## Set problem
Only the lines from the start up to and including the line containing "4.19e4, 4.55e4, 4.88e4];" should be repeated, word for word.

## Records for this exercise
++++++

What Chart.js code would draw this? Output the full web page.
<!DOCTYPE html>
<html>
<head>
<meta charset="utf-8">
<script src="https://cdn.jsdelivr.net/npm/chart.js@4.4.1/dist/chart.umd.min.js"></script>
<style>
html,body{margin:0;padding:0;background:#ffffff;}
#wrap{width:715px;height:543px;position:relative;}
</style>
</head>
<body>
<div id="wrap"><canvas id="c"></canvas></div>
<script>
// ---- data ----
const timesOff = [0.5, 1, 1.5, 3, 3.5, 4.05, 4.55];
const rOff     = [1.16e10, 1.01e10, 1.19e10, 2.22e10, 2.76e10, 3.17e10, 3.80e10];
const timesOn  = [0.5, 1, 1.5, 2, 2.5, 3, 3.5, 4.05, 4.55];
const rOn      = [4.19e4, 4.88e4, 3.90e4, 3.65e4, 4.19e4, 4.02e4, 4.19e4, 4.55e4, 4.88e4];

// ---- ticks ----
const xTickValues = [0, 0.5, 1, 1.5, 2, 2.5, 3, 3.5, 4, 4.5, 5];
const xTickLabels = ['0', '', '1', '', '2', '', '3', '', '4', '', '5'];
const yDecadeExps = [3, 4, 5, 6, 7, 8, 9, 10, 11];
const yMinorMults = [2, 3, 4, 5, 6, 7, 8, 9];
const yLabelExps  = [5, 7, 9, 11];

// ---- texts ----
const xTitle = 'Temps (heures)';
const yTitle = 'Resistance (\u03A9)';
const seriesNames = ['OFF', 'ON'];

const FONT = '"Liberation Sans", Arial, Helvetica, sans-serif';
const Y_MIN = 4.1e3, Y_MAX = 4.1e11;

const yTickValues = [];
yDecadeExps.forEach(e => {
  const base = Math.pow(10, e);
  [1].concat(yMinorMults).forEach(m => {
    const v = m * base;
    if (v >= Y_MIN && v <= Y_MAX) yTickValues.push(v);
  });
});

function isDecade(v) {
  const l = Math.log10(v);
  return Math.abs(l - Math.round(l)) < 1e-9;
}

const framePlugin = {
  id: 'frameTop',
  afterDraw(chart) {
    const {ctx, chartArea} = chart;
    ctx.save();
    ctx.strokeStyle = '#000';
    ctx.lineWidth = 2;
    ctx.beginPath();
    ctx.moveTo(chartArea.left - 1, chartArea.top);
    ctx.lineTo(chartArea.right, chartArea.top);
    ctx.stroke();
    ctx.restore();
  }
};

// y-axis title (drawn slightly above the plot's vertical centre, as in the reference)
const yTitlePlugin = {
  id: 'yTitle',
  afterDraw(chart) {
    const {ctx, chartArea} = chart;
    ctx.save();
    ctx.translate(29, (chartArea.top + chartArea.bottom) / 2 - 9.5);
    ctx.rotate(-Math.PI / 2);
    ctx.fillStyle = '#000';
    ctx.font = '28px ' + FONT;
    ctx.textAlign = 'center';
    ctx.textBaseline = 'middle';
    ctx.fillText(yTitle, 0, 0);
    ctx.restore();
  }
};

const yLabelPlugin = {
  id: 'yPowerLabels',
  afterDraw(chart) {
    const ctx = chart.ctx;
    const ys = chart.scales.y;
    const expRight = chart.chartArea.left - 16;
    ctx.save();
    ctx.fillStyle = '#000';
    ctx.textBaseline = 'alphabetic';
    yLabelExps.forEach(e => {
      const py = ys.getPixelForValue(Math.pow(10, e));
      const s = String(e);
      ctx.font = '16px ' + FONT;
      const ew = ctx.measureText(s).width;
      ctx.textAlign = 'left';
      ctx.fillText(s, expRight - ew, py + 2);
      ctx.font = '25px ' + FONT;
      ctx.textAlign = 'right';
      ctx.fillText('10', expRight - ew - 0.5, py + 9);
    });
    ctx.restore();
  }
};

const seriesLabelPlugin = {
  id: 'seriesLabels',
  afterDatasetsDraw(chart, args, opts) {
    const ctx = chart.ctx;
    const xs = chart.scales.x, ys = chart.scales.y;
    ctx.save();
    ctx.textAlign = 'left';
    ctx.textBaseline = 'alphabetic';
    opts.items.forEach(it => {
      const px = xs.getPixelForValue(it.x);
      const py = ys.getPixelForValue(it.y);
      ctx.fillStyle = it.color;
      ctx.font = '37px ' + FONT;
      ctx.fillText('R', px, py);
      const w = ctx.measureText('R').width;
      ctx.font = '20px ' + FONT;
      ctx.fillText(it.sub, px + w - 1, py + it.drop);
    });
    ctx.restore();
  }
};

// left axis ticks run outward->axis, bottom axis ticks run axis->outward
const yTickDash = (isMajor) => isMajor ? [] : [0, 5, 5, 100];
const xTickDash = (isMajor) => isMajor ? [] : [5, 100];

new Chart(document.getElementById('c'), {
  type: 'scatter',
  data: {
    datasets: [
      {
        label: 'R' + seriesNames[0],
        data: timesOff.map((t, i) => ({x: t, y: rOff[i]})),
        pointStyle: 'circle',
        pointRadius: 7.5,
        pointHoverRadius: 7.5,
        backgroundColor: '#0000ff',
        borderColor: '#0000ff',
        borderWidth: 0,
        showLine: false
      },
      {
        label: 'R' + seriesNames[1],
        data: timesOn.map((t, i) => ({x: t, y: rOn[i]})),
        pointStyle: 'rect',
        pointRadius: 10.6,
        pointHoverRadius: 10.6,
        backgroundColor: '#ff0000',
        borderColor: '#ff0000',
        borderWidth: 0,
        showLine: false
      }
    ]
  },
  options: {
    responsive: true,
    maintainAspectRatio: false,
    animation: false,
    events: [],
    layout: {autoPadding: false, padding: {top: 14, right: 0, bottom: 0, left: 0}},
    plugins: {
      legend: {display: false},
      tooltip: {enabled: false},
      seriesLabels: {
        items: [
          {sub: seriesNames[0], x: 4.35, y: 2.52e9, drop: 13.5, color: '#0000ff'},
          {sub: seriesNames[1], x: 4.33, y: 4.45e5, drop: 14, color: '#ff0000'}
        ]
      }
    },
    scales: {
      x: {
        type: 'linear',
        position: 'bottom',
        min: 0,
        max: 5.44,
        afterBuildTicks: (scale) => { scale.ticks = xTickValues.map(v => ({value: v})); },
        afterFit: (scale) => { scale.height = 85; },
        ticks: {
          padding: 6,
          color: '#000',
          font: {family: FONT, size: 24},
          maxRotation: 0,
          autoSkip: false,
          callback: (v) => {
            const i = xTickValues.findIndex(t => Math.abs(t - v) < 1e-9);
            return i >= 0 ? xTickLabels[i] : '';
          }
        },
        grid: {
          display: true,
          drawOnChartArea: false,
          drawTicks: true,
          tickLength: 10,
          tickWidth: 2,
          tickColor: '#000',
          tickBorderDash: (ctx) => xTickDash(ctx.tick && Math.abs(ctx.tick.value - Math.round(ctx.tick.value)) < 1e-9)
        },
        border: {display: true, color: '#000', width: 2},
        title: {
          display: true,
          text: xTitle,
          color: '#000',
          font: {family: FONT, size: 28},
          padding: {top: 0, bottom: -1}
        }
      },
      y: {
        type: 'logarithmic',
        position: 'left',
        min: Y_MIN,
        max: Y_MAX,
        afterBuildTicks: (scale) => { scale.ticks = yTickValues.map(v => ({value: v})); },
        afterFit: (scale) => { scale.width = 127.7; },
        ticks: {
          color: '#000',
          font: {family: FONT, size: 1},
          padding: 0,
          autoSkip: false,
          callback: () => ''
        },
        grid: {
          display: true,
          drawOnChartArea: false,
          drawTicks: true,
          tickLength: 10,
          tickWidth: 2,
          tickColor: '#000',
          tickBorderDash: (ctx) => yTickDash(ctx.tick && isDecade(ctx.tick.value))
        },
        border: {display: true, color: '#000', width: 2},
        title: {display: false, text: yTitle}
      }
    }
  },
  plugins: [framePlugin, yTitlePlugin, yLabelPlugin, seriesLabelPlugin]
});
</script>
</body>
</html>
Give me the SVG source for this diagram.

++++++

## Problem solution
What Chart.js code would draw this? Output the full web page.
<!DOCTYPE html>
<html>
<head>
<meta charset="utf-8">
<script src="https://cdn.jsdelivr.net/npm/chart.js@4.4.1/dist/chart.umd.min.js"></script>
<style>
html,body{margin:0;padding:0;background:#ffffff;}
#wrap{width:715px;height:543px;position:relative;}
</style>
</head>
<body>
<div id="wrap"><canvas id="c"></canvas></div>
<script>
// ---- data ----
const timesOff = [0.5, 1, 1.5, 3, 3.5, 4.05, 4.55];
const rOff     = [1.16e10, 1.01e10, 1.19e10, 2.22e10, 2.76e10, 3.17e10, 3.80e10];
const timesOn  = [0.5, 1, 1.5, 2, 2.5, 3, 3.5, 4.05, 4.55];
const rOn      = [4.19e4, 4.88e4, 3.90e4, 3.65e4, 4.19e4, 4.02e4, 4.19e4, 4.55e4, 4.88e4];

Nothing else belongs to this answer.